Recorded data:
----------
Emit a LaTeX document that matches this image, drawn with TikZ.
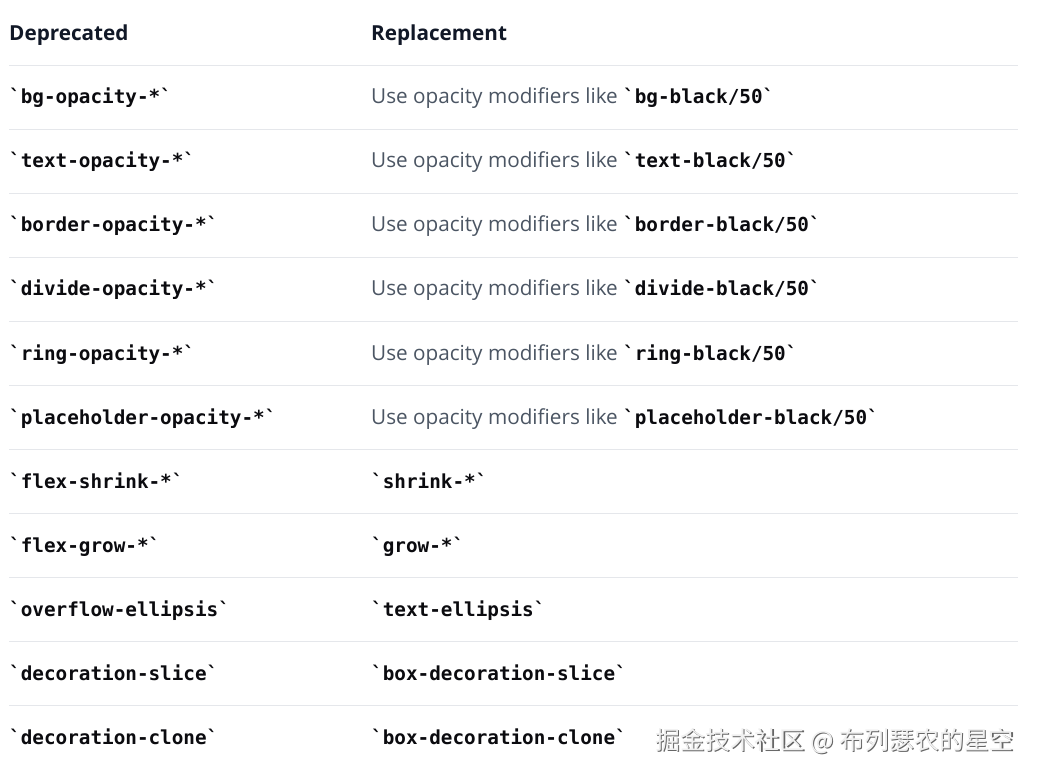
\documentclass[tikz,border=0pt]{standalone}
\usepackage{fontspec}
\setmainfont{Open Sans}
\setmonofont{DejaVu Sans Mono}
\newfontfamily\cjk{Noto Sans CJK SC}
\usetikzlibrary{positioning}
\definecolor{rulegray}{HTML}{E5E7EB}
\definecolor{headink}{HTML}{111827}
\definecolor{softink}{HTML}{4B5563}
\definecolor{codeink}{HTML}{0B0B0F}
\newcommand{\cd}[1]{{\fontsize{19.3}{22}\selectfont\ttfamily\bfseries\color{codeink}`#1`}}
\tikzset{
  cell/.style={anchor=base west,inner sep=0pt,font=\fontsize{20.7}{24}\selectfont},
  head/.style={cell,font=\fontsize{20.7}{24}\selectfont\bfseries,text=headink},
  code/.style={cell,font=\fontsize{19.3}{22}\selectfont\ttfamily\bfseries,text=codeink},
  hint/.style={cell,text=softink},
  rowline/.style={draw=rulegray,line width=1.1pt}
}

\begin{document}
\begin{tikzpicture}[x=1pt,y=-1pt]
    \useasboundingbox[fill=white](0,0) rectangle (1037,778);
    % header
    \node[head] (hdep) at (9,40.5) {Deprecated};
    \node[head] (hrep) at (371,40.5) {Replacement};
    % separators
    \draw[rowline](9,65.5)--(1018,65.5);
    \draw[rowline](9,129.5)--(1018,129.5);
    \draw[rowline](9,193.5)--(1018,193.5);
    \draw[rowline](9,257.5)--(1018,257.5);
    \draw[rowline](9,321.5)--(1018,321.5);
    \draw[rowline](9,385.5)--(1018,385.5);
    \draw[rowline](9,449.5)--(1018,449.5);
    \draw[rowline](9,513.5)--(1018,513.5);
    \draw[rowline](9,577.5)--(1018,577.5);
    \draw[rowline](9,641.5)--(1018,641.5);
    \draw[rowline](9,705.5)--(1018,705.5);
    % deprecated column
    \node[code] (bgop) at (9,104) {`bg-opacity-*`};
    \node[code] (textop) at (9,168) {`text-opacity-*`};
    \node[code] (borderop) at (9,232) {`border-opacity-*`};
    \node[code] (divideop) at (9,296) {`divide-opacity-*`};
    \node[code] (ringop) at (9,360) {`ring-opacity-*`};
    \node[code] (placeop) at (9,424) {`placeholder-opacity-*`};
    \node[code] (fshrink) at (9,488) {`flex-shrink-*`};
    \node[code] (fgrow) at (9,552) {`flex-grow-*`};
    \node[code] (ovell) at (9,616) {`overflow-ellipsis`};
    \node[code] (decslice) at (9,680) {`decoration-slice`};
    \node[code] (decclone) at (9,744) {`decoration-clone`};
    % replacement column
    \node[hint] (bgrep) at (371,104) {Use opacity modifiers like \cd{bg-black/50}};
    \node[hint] (textrep) at (371,168) {Use opacity modifiers like \cd{text-black/50}};
    \node[hint] (borderrep) at (371,232) {Use opacity modifiers like \cd{border-black/50}};
    \node[hint] (dividerep) at (371,296) {Use opacity modifiers like \cd{divide-black/50}};
    \node[hint] (ringrep) at (371,360) {Use opacity modifiers like \cd{ring-black/50}};
    \node[hint] (placerep) at (371,424) {Use opacity modifiers like \cd{placeholder-black/50}};
    \node[code] (shrink) at (371,488) {`shrink-*`};
    \node[code] (grow) at (371,552) {`grow-*`};
    \node[code] (textell) at (371,616) {`text-ellipsis`};
    \node[code] (boxslice) at (371,680) {`box-decoration-slice`};
    \node[code] (boxclone) at (371,744) {`box-decoration-clone`};
    % watermark
    \node[anchor=base east,inner sep=0pt,text=black!60,font=\fontsize{24.9}{30}\cjk] (wmshade) at (1015.2,750.2) {掘金技术社区 @ 布列瑟农的星空};
    \node[anchor=base east,inner sep=0pt,text=black!6,font=\fontsize{24.9}{30}\cjk] (wm) at (1014,749) {掘金技术社区 @ 布列瑟农的星空};
\end{tikzpicture}
\end{document}
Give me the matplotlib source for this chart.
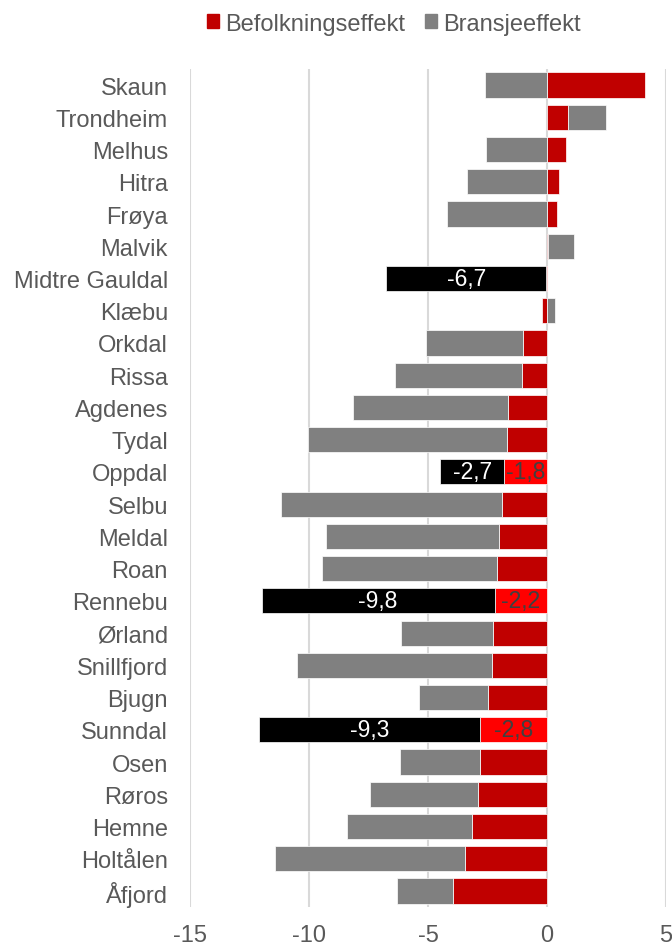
import numpy as np
import matplotlib
matplotlib.use("Agg")
import matplotlib.pyplot as plt
from matplotlib.patches import Patch

plt.rcParams['font.family'] = ['Liberation Sans', 'DejaVu Sans']

kommuner = ['Skaun', 'Trondheim', 'Melhus', 'Hitra', 'Frøya', 'Malvik', 'Midtre Gauldal',
            'Klæbu', 'Orkdal', 'Rissa', 'Agdenes', 'Tydal', 'Oppdal', 'Selbu', 'Meldal',
            'Roan', 'Rennebu', 'Ørland', 'Snillfjord', 'Bjugn', 'Sunndal', 'Osen', 'Røros',
            'Hemne', 'Holtålen', 'Åfjord']
befolkning = [4.1, 0.9, 0.8, 0.5, 0.4, 0.05, -0.05, -0.2, -1.0, -1.05, -1.65, -1.7, -1.8,
              -1.9, -2.0, -2.1, -2.2, -2.25, -2.3, -2.5, -2.8, -2.8, -2.9, -3.15, -3.45, -3.95]
bransje = [-2.6, 1.6, -2.55, -3.35, -4.2, 1.1, -6.7, 0.35, -4.1, -5.35, -6.5, -8.35, -2.7,
           -9.3, -7.3, -7.35, -9.8, -3.9, -8.2, -2.9, -9.3, -3.4, -4.55, -5.25, -8.0, -2.35]
uthevet = ['Midtre Gauldal', 'Oppdal', 'Rennebu', 'Sunndal']

red = '#C00000'
grey = '#808080'
txt = '#595959'

fig = plt.figure(figsize=(6.72, 9.45), dpi=100)
ax = fig.add_axes([0.283, 0.039, 0.708, 0.887])

y = np.arange(len(kommuner))
b = np.array(befolkning)
g = np.array(bransje)
# grå del stables videre fra rød når fortegnet er likt
g_left = np.where(np.sign(g) == np.sign(b), b, 0)

for i, k in enumerate(kommuner):
    hl = k in uthevet
    cr = '#FF0000' if hl else red
    cg = 'black' if hl else grey
    ax.barh(i, b[i], left=0, height=0.78, color=cr, edgecolor='white', linewidth=0.5, zorder=3)
    ax.barh(i, g[i], left=g_left[i], height=0.78, color=cg, edgecolor='white', linewidth=0.5, zorder=3)
    if hl:
        ax.text(g_left[i] + g[i] / 2, i, f"{g[i]:.1f}".replace('.', ','), ha='center', va='center',
                color='white', fontsize=16.5, zorder=4)
        if abs(b[i]) > 0.5:
            ax.text(b[i] / 2, i, f"{b[i]:.1f}".replace('.', ','), ha='center', va='center',
                    color='#404040', fontsize=16.5, zorder=4)

ax.set_xlim(-15, 5)
ax.set_ylim(len(kommuner) - 0.5, -0.5)
ax.set_xticks([-15, -10, -5, 0, 5])
ax.set_xticklabels(['-15', '-10', '-5', '0', '5'])
ax.set_yticks(y)
ax.set_yticklabels(kommuner)
ax.tick_params(axis='both', length=0, labelsize=17, labelcolor=txt)
ax.tick_params(axis='x', pad=12)
ax.tick_params(axis='y', pad=16)
ax.grid(axis='x', color='#D9D9D9', linewidth=1.5, zorder=0)
for s in ax.spines.values():
    s.set_visible(False)

handles = [Patch(color=red, label='Befolkningseffekt'), Patch(color=grey, label='Bransjeeffekt')]
fig.legend(handles=handles, loc='center', bbox_to_anchor=(0.586, 0.974), ncol=2, frameon=False,
           fontsize=17, labelcolor=txt, handlelength=0.5, handleheight=0.5, handletextpad=0.25,
           columnspacing=0.85, borderpad=0)

fig.savefig('out.png', dpi=100)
----------
**Problem to solve**
Every entry above is to be set down exactly; the pictures are to be left out.

**Reply to the task**
Emit a LaTeX document that matches this image, drawn with TikZ.
\documentclass[tikz,border=0pt]{standalone}
\usepackage{fontspec}
\setmainfont{Open Sans}
\setmonofont{DejaVu Sans Mono}
\newfontfamily\cjk{Noto Sans CJK SC}
\usetikzlibrary{positioning}
\definecolor{rulegray}{HTML}{E5E7EB}
\definecolor{headink}{HTML}{111827}
\definecolor{softink}{HTML}{4B5563}
\definecolor{codeink}{HTML}{0B0B0F}
\newcommand{\cd}[1]{{\fontsize{19.3}{22}\selectfont\ttfamily\bfseries\color{codeink}`#1`}}
\tikzset{
  cell/.style={anchor=base west,inner sep=0pt,font=\fontsize{20.7}{24}\selectfont},
  head/.style={cell,font=\fontsize{20.7}{24}\selectfont\bfseries,text=headink},
  code/.style={cell,font=\fontsize{19.3}{22}\selectfont\ttfamily\bfseries,text=codeink},
  hint/.style={cell,text=softink},
  rowline/.style={draw=rulegray,line width=1.1pt}
}

\begin{document}
\begin{tikzpicture}[x=1pt,y=-1pt]
    \useasboundingbox[fill=white](0,0) rectangle (1037,778);
    % header
    \node[head] (hdep) at (9,40.5) {Deprecated};
    \node[head] (hrep) at (371,40.5) {Replacement};
    % separators
    \draw[rowline](9,65.5)--(1018,65.5);
    \draw[rowline](9,129.5)--(1018,129.5);
    \draw[rowline](9,193.5)--(1018,193.5);
    \draw[rowline](9,257.5)--(1018,257.5);
    \draw[rowline](9,321.5)--(1018,321.5);
    \draw[rowline](9,385.5)--(1018,385.5);
    \draw[rowline](9,449.5)--(1018,449.5);
    \draw[rowline](9,513.5)--(1018,513.5);
    \draw[rowline](9,577.5)--(1018,577.5);
    \draw[rowline](9,641.5)--(1018,641.5);
    \draw[rowline](9,705.5)--(1018,705.5);
    % deprecated column
    \node[code] (bgop) at (9,104) {`bg-opacity-*`};
    \node[code] (textop) at (9,168) {`text-opacity-*`};
    \node[code] (borderop) at (9,232) {`border-opacity-*`};
    \node[code] (divideop) at (9,296) {`divide-opacity-*`};
    \node[code] (ringop) at (9,360) {`ring-opacity-*`};
    \node[code] (placeop) at (9,424) {`placeholder-opacity-*`};
    \node[code] (fshrink) at (9,488) {`flex-shrink-*`};
    \node[code] (fgrow) at (9,552) {`flex-grow-*`};
    \node[code] (ovell) at (9,616) {`overflow-ellipsis`};
    \node[code] (decslice) at (9,680) {`decoration-slice`};
    \node[code] (decclone) at (9,744) {`decoration-clone`};
    % replacement column
    \node[hint] (bgrep) at (371,104) {Use opacity modifiers like \cd{bg-black/50}};
    \node[hint] (textrep) at (371,168) {Use opacity modifiers like \cd{text-black/50}};
    \node[hint] (borderrep) at (371,232) {Use opacity modifiers like \cd{border-black/50}};
    \node[hint] (dividerep) at (371,296) {Use opacity modifiers like \cd{divide-black/50}};
    \node[hint] (ringrep) at (371,360) {Use opacity modifiers like \cd{ring-black/50}};
    \node[hint] (placerep) at (371,424) {Use opacity modifiers like \cd{placeholder-black/50}};
    \node[code] (shrink) at (371,488) {`shrink-*`};
    \node[code] (grow) at (371,552) {`grow-*`};
    \node[code] (textell) at (371,616) {`text-ellipsis`};
    \node[code] (boxslice) at (371,680) {`box-decoration-slice`};
    \node[code] (boxclone) at (371,744) {`box-decoration-clone`};
    % watermark
    \node[anchor=base east,inner sep=0pt,text=black!60,font=\fontsize{24.9}{30}\cjk] (wmshade) at (1015.2,750.2) {掘金技术社区 @ 布列瑟农的星空};
    \node[anchor=base east,inner sep=0pt,text=black!6,font=\fontsize{24.9}{30}\cjk] (wm) at (1014,749) {掘金技术社区 @ 布列瑟农的星空};
\end{tikzpicture}
\end{document}
Give me the matplotlib source for this chart.
import numpy as np
import matplotlib
matplotlib.use("Agg")
import matplotlib.pyplot as plt
from matplotlib.patches import Patch

plt.rcParams['font.family'] = ['Liberation Sans', 'DejaVu Sans']

kommuner = ['Skaun', 'Trondheim', 'Melhus', 'Hitra', 'Frøya', 'Malvik', 'Midtre Gauldal',
            'Klæbu', 'Orkdal', 'Rissa', 'Agdenes', 'Tydal', 'Oppdal', 'Selbu', 'Meldal',
            'Roan', 'Rennebu', 'Ørland', 'Snillfjord', 'Bjugn', 'Sunndal', 'Osen', 'Røros',
            'Hemne', 'Holtålen', 'Åfjord']
befolkning = [4.1, 0.9, 0.8, 0.5, 0.4, 0.05, -0.05, -0.2, -1.0, -1.05, -1.65, -1.7, -1.8,
              -1.9, -2.0, -2.1, -2.2, -2.25, -2.3, -2.5, -2.8, -2.8, -2.9, -3.15, -3.45, -3.95]
bransje = [-2.6, 1.6, -2.55, -3.35, -4.2, 1.1, -6.7, 0.35, -4.1, -5.35, -6.5, -8.35, -2.7,
           -9.3, -7.3, -7.35, -9.8, -3.9, -8.2, -2.9, -9.3, -3.4, -4.55, -5.25, -8.0, -2.35]
uthevet = ['Midtre Gauldal', 'Oppdal', 'Rennebu', 'Sunndal']

red = '#C00000'
grey = '#808080'
txt = '#595959'

fig = plt.figure(figsize=(6.72, 9.45), dpi=100)
ax = fig.add_axes([0.283, 0.039, 0.708, 0.887])

y = np.arange(len(kommuner))
b = np.array(befolkning)
g = np.array(bransje)
# grå del stables videre fra rød når fortegnet er likt
g_left = np.where(np.sign(g) == np.sign(b), b, 0)

for i, k in enumerate(kommuner):
    hl = k in uthevet
    cr = '#FF0000' if hl else red
    cg = 'black' if hl else grey
    ax.barh(i, b[i], left=0, height=0.78, color=cr, edgecolor='white', linewidth=0.5, zorder=3)
    ax.barh(i, g[i], left=g_left[i], height=0.78, color=cg, edgecolor='white', linewidth=0.5, zorder=3)
    if hl:
        ax.text(g_left[i] + g[i] / 2, i, f"{g[i]:.1f}".replace('.', ','), ha='center', va='center',
                color='white', fontsize=16.5, zorder=4)
        if abs(b[i]) > 0.5:
            ax.text(b[i] / 2, i, f"{b[i]:.1f}".replace('.', ','), ha='center', va='center',
                    color='#404040', fontsize=16.5, zorder=4)

ax.set_xlim(-15, 5)
ax.set_ylim(len(kommuner) - 0.5, -0.5)
ax.set_xticks([-15, -10, -5, 0, 5])
ax.set_xticklabels(['-15', '-10', '-5', '0', '5'])
ax.set_yticks(y)
ax.set_yticklabels(kommuner)
ax.tick_params(axis='both', length=0, labelsize=17, labelcolor=txt)
ax.tick_params(axis='x', pad=12)
ax.tick_params(axis='y', pad=16)
ax.grid(axis='x', color='#D9D9D9', linewidth=1.5, zorder=0)
for s in ax.spines.values():
    s.set_visible(False)

handles = [Patch(color=red, label='Befolkningseffekt'), Patch(color=grey, label='Bransjeeffekt')]
fig.legend(handles=handles, loc='center', bbox_to_anchor=(0.586, 0.974), ncol=2, frameon=False,
           fontsize=17, labelcolor=txt, handlelength=0.5, handleheight=0.5, handletextpad=0.25,
           columnspacing=0.85, borderpad=0)

fig.savefig('out.png', dpi=100)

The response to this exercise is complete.